Freeman's blog is clean (her mother reads it) and apolitical. It's a kind world, of the bittersweet feelings of parents whose two daughters are trying their wings, of walks in the woods with golden retrievers. She tries to keep it a happy place.
"I think the world needs less snark," Freeman said.
But the blog is also her life's story, a place where hurt and pain intrude, captured in blog entries posted under the heading of "Bad days," like the time in September that her brother had a heart attack and her youngest daughter had pneumonia. They both are better now.
But poor, sweet Harley.
"Harley's only fault is that her life was too short," Freeman wrote the day after Thanksgiving last November.

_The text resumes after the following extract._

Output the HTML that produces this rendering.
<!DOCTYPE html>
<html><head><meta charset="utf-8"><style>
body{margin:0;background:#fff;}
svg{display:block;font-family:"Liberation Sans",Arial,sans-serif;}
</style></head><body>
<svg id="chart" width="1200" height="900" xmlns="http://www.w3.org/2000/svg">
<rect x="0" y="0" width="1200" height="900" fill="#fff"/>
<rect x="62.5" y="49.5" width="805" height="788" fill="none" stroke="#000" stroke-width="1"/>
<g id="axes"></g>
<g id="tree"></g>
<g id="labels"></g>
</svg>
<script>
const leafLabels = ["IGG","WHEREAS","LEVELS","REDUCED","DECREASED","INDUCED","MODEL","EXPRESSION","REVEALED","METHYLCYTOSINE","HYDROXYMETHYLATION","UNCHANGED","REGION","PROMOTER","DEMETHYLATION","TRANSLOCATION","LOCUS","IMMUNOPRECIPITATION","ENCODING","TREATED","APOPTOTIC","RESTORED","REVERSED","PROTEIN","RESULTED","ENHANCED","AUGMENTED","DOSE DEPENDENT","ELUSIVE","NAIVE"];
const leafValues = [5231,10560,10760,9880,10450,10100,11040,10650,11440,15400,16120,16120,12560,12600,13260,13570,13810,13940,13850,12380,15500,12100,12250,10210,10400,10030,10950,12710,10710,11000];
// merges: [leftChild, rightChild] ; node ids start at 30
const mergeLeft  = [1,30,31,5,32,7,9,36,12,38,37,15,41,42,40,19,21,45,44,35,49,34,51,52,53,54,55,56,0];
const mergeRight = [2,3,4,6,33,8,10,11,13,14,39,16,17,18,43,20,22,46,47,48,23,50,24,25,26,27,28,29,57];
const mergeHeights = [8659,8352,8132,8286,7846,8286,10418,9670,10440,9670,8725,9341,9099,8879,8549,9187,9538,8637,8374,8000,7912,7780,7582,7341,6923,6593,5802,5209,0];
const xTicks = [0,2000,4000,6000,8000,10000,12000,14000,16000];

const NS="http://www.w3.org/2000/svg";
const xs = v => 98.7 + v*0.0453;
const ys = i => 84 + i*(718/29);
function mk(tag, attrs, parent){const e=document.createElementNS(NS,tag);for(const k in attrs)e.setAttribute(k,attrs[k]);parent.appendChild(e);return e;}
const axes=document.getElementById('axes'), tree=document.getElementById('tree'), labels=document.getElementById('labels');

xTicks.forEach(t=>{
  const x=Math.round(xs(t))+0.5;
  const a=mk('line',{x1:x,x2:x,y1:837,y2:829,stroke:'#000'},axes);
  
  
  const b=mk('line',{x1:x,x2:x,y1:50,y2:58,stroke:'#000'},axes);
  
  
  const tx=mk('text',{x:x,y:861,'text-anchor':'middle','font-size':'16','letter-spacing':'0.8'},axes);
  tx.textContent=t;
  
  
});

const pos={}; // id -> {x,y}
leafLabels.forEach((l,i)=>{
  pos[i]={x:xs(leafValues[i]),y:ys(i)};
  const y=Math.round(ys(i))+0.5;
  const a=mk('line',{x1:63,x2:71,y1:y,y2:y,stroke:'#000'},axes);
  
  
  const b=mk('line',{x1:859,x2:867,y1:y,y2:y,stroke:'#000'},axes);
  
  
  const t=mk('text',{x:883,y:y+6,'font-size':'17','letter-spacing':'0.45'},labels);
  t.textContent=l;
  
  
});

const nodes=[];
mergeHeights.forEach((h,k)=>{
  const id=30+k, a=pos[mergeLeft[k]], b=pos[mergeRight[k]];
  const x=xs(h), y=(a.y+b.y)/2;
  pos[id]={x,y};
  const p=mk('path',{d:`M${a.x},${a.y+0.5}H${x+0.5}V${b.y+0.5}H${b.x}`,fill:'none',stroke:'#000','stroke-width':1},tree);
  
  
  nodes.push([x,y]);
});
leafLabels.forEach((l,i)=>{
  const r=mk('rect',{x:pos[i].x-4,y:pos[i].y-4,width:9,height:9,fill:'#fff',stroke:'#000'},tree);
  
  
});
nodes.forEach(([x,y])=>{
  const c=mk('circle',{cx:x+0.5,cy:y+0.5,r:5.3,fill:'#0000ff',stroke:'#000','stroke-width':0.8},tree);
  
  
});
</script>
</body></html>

"I am thankful for my dog Harley," she wrote. "She is not my whole life, but she has made me a (w)holier person. We are the Fric and Frac and the Tweedledee and Tweedledum of these here hills. With a wag of her tail, Harley talks me into long mountain treks….
"I am heartbroken to say that Harley died that Harley died today. She was resting her head on my eldest daughter's lap when she went to sleep. True to Harley's unselfish nature, she masked the severity of her illness.… Harley was deathly ill. Her kidneys were failing -- there was to be no more chasing tennis balls in her future, or eating. Or comfortable living.... The four of us talked with the vet. We all knew, especially Harley, what was happening. Harley deserved comfort and dignity in her dying.
"Maybe I can talk more about it later. But not now."
Harley was 9 years old.
And now there's a new dog, Annie, a golden retriever who is 8 months old, still puppyish and a bit of a pain, but friendly and curious.
She likes to go on walks. She's learning to fill the paws of a best dog friend who once accompanied a woman who continues to head out on a hunt for treasures and posting them in her Blue Ridge Blog.
■ Monte Mitchell can be reached in Wilkesboro at 336-667-5691 or at mmitchell@wsjournal.com.
About Marie Freeman
• AGE: 45.
• HOMETOWN: Valle Crucis.
• EDUCATION: Graduated in 1985 from Appalachian State University, where she studied economics and French.
• EXPERIENCE: Photographer at ASU from February 2008 to present. Photographer at Watauga Democrat newspaper from 1993 to February 2008.
• FAMILY: Husband, Virgil; daughters Elisabeth, 19, and Victoria, 18; dog, Annie, 8 months.
• QUOTE/PHILOSOPHY: "All I need is an outhouse and a dream."